Consistency (C): Every read receives the most recent write or an error. (Note: This definition of consistency in CAP is specifically about linearizability or a strong form of consistency).
Availability (A): Every request receives a (non-error) response – without the guarantee that it contains the most recent write.
Partition Tolerance (P): The system continues to operate (responds to requests) despite an arbitrary number of messages being dropped (or delayed) by the network between nodes (i.e., a network partition).

Why Partition Tolerance is Usually Non-Negotiable: Network faults (partitions) are a fact of life in distributed systems; they are guaranteed to happen. Therefore, for any practical distributed system, partition tolerance (P) is a must. This means that during a network partition, a system must choose between being:

CP (Consistent and Partition Tolerant): The system will remain consistent even during a partition. To achieve this, it might have to sacrifice availability (e.g., by returning errors or not responding to requests that cannot be guaranteed to be consistent).
AP (Available and Partition Tolerant): The system will remain available even during a partition. To achieve this, it might have to sacrifice strong consistency (e.g., different nodes might return different versions of the data).

It's worth noting that the CAP theorem has been criticized for being too narrow or sometimes oversimplified for modern distributed systems, as "availability" and "consistency" can be nuanced. Martin Kleppmann, for example, wrote an article titled "Please stop calling databases CP or AP" suggesting a more nuanced view. However, CAP still provides a valuable framework for understanding fundamental trade-offs.

Illustrating the Latency-Consistency Dance: A Data Replication Example

Let's consider a common scenario in distributed systems: data replication, where data written to a primary node is copied to one or more secondary (replica) nodes for durability and read scalability. The trade-off between latency and consistency becomes very clear here, as illustrated in the figure.

Imagine an API service writing data to a primary data node, which then replicates to two secondary nodes. When is the write operation considered "successful" from the client's perspective?

Scenario 1: Prioritizing Strong Consistency (Resulting in Higher Latency)
- The API service considers the data successfully saved only after all three nodes (the primary and both secondary replicas) acknowledge that they have stored the data.
- Outcome: This provides the best consistency because any subsequent read from any node will see the latest data. However, the API service (and thus the client) has to wait for acknowledgments from all three nodes, leading to the highest latency for the write operation.
Scenario 2: A Balanced Approach (Medium Consistency, Medium Latency)
- The API service considers the data successfully saved after the primary node and at least one of the secondary replicas have stored the data.
- Outcome: This offers medium consistency; one secondary replica might temporarily lag behind. The latency is also medium, as it waits for fewer acknowledgments than in the first scenario. This is a form of eventual consistency.
Scenario 3: Prioritizing Low Latency (Resulting in Weaker/Eventual Consistency)
- The API service considers the data successfully saved as soon as only the primary node has persisted the data.
- Outcome: This offers the lowest latency for the write operation from the client's perspective, as the API service can respond quickly. However, it provides the "worst" (or weakest) consistency because if a client immediately tries to read from a secondary replica, it might get stale data until the replication catches up. This is also a form of eventual consistency.
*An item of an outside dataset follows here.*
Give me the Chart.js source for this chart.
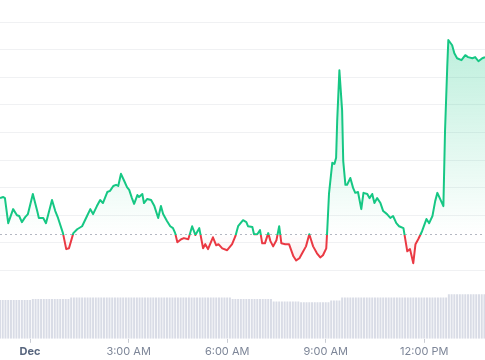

Why This Matters: My Personal Take on Real-World Implications

Understanding this trade-off isn't just an academic exercise; it has profound implications for system design. I've seen firsthand how different applications, make different choices based on their core requirements:

Banking and Financial Systems: These almost always demand strong consistency. You can't afford for a user to see an incorrect account balance or for a transaction to be partially applied. A little extra latency is usually acceptable to ensure data integrity.
Social Media Feeds or E-commerce Product Views: For these, eventual consistency is often perfectly fine. If a new "like" or a comment takes a few seconds (or even a bit longer in some cases) to appear for all users globally, it's usually not a critical issue. Prioritizing availability and low latency for a smooth user experience often takes precedence.
Inventory Management: This is a tricky one! Showing a customer an item is in stock when it just sold out (due to eventual consistency) leads to a bad experience. This might require stronger consistency for the "checkout" part of the inventory update, even if Browse relies on slightly delayed replicas.

In my experience, there's rarely a one-size-fits-all "right" answer. The key is to consciously evaluate the needs of your specific use case and make an informed decision about where on the latency-consistency spectrum your system needs to lie.

Strategies to Mitigate (Not Eliminate) the Pain

While the trade-off is fundamental, engineers have developed various strategies to help manage it:

Caching: Can dramatically reduce read latency by serving data from a fast, local cache. However, this introduces its own set of challenges around cache consistency and invalidation.
Asynchronous Processing: For operations that don't require immediate feedback to the user (like sending a notification email after an order), offloading them to background processes can improve the perceived latency of the primary user interaction.
Tunable Consistency Levels: Many modern distributed databases offer tunable consistency levels, allowing developers to choose the right balance per operation or per data type.
Optimistic Concurrency Control: Allows operations to proceed and then checks for conflicts, which can sometimes offer better performance than pessimistic locking in low-contention scenarios.

Key Takeaways

Latency (speed of response) and Consistency (data uniformity) are two critical but often competing goals in distributed system design.
The CAP Theorem provides a framework for understanding these trade-offs, stating that a distributed system must often choose between strong consistency and high availability when faced with network partitions.
The way data replication is handled (e.g., how many replicas must acknowledge a write) directly illustrates the latency-consistency trade-off.
The "right" balance depends entirely on the specific requirements of your application – from banking systems needing strong consistency to social media feeds tolerating eventual consistency.

Making deliberate, informed choices about this fundamental trade-off is a hallmark of good system design. It requires a deep understanding of your application's needs and the behavior of the underlying technologies.